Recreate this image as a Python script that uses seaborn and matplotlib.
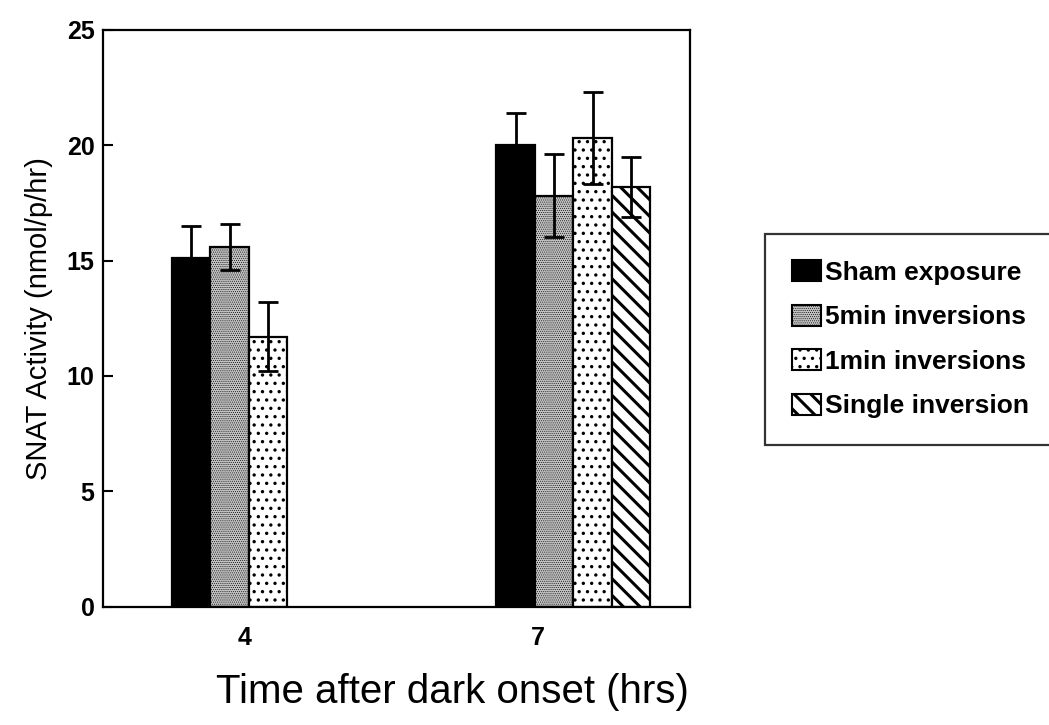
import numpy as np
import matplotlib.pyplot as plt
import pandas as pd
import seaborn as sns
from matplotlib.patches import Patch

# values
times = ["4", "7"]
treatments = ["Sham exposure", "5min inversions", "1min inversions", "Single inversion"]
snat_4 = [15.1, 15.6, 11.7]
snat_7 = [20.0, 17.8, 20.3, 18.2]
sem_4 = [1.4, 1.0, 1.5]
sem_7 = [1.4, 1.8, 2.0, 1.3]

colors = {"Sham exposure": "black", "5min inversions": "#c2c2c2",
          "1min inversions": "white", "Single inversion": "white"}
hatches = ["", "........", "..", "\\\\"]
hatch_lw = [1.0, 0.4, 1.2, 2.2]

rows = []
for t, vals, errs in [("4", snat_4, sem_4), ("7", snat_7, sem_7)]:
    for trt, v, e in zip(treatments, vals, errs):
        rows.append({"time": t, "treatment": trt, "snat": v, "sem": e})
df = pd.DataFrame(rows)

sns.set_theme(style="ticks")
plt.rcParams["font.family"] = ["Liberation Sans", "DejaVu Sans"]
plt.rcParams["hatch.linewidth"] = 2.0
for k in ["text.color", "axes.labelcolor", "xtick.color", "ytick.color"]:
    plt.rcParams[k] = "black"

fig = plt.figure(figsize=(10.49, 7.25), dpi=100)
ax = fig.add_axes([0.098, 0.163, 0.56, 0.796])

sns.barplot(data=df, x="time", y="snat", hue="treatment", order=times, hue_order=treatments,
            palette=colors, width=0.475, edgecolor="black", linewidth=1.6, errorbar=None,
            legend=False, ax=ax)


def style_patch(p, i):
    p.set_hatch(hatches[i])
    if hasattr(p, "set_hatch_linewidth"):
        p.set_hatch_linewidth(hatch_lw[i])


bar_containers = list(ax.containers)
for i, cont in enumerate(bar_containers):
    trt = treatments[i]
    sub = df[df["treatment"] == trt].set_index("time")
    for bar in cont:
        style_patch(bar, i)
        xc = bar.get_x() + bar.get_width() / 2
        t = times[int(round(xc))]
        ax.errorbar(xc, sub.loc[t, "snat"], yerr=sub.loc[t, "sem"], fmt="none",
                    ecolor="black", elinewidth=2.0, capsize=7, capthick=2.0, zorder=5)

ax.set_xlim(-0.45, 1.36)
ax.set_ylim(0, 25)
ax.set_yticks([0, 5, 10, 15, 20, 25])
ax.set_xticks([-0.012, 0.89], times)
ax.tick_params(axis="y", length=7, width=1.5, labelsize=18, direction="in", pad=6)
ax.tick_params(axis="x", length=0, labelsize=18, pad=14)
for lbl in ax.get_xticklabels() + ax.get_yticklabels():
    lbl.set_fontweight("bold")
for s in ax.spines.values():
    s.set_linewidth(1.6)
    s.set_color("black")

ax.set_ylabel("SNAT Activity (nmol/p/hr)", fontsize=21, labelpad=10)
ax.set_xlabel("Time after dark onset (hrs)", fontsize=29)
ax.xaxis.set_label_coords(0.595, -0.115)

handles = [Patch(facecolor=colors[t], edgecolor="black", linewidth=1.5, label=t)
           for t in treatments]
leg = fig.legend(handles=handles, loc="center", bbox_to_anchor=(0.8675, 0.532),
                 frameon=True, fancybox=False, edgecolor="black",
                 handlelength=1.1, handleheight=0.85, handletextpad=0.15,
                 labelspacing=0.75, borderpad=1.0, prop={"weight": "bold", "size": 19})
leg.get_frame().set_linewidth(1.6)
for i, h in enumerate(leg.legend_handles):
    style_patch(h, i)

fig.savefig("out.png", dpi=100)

- WHAT IS EXPECTED -
From the top of the listing above, repeat each line exactly until you reach the line containing "from matplotlib.patches import Patch", and repeat that one too. Leave the pictures out.

- SOLUTION TO THIS TASK -
Recreate this image as a Python script that uses seaborn and matplotlib.
import numpy as np
import matplotlib.pyplot as plt
import pandas as pd
import seaborn as sns
from matplotlib.patches import Patch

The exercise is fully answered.